In the absence of a replacement plan that satisfies the billionaire donors, the Koch brothers made a pointed recommendation to repeal the Affordable Care Act without a replacement, a move that would catapult the number of people set to lose their health insurance to 32 million.  The Freedom Partners, a Koch-backed conservative group, first offered up the proposal in January, saying, “The best way to provide relief to Americans suffering under Obamacare has always been to fully repeal Obamacare and work together to fix our broken health care system.” They floated the idea again during the June retreat to Senator Ben Sasse of Nebraska. Reportedly, Sasse then proposed the idea to President Trump, who ended up Tweeting his endorsement of the plan on June 30, seemingly with no notice to McConnell or other members of Republican leadership.

Nathan Nascimiento, Freedom Partners’ vice president said, “While we are continuing to work with the Senate to help improve their current legislation, the two-step repeal and reform approach that Senators Paul and Sasse have proposed would put Congress and the administration in the position to keep their promise and deliver that relief.”

But Trumpcare will not bring relief to the majority of Americans.
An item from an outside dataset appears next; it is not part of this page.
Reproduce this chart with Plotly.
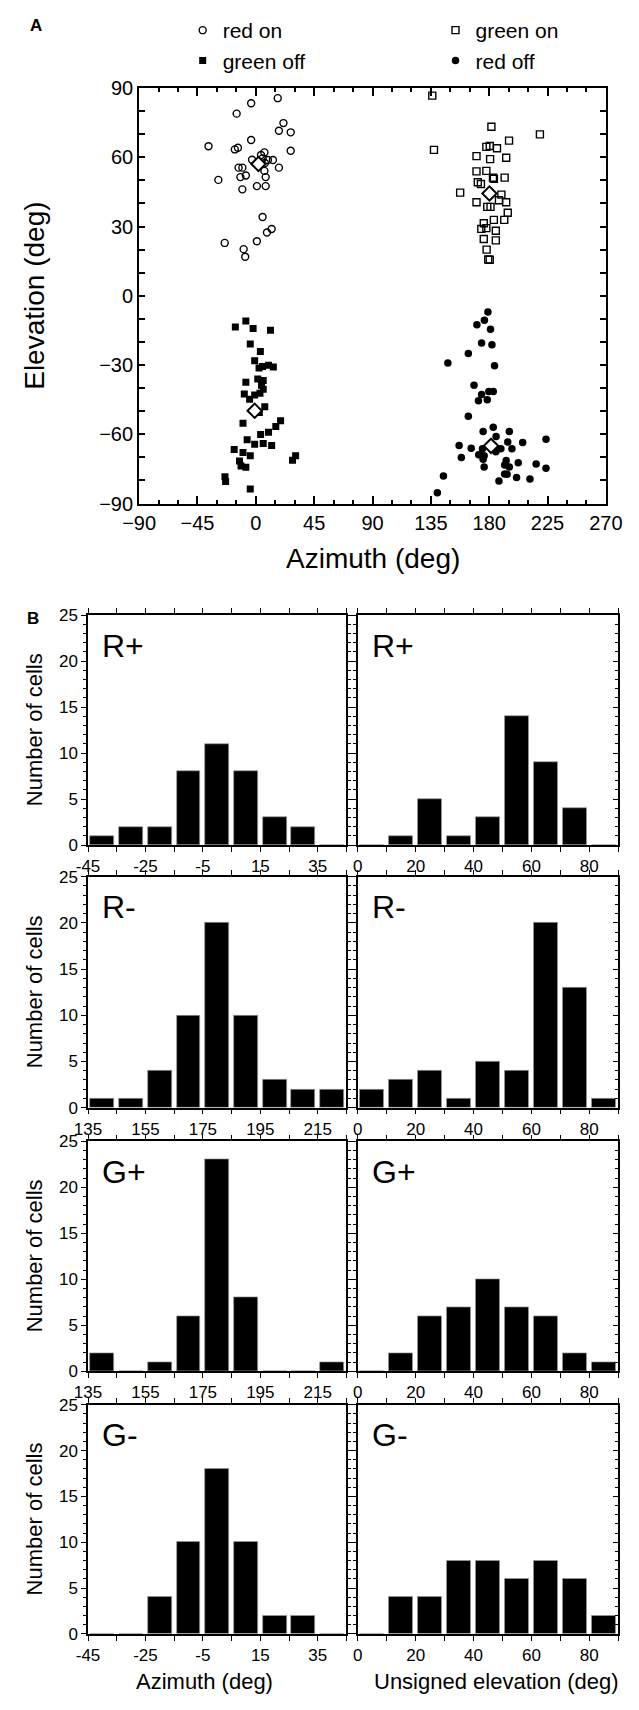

The Senate Trumpcare plan is not a healthcare bill at all, but rather a way to transfer an extraordinary amount of wealth from the disabled, elderly, pregnant and poor to the rich, connected and powerful. 43 percent of Medicaid funding goes to services for people with disabilities, and Medicaid pays for almost 70 percent of nursing home care and half of all births in this country. If Medicaid is slashed by 35%, if families lose the subsidies that allowed them to purchase insurance in the marketplace, if people with pre-existing conditions can once again be discriminated against, if insurance companies can place a lifetime cap on coverage for people with chronic or serious conditions and refuse to cover essential health services, the results will be devastating.

If Trumpcare passes, people will die. States will have to choose between covering wheelchairs for students or proper maternal healthcare, in-home assistance that keeps a loved one out of an institution or drug treatment and counseling for people fighting opioid addiction. Women will go back to paying more money for less coverage as their life experiences from domestic violence to pregnancy are considered pre-existing conditions. Hospitals and nursing homes will close, especially in rural communities, and people will go without desperately needed treatment and life-saving medications. And Mitch McConnell will get to keep his seat in the Senate, his health insurance, and his influence.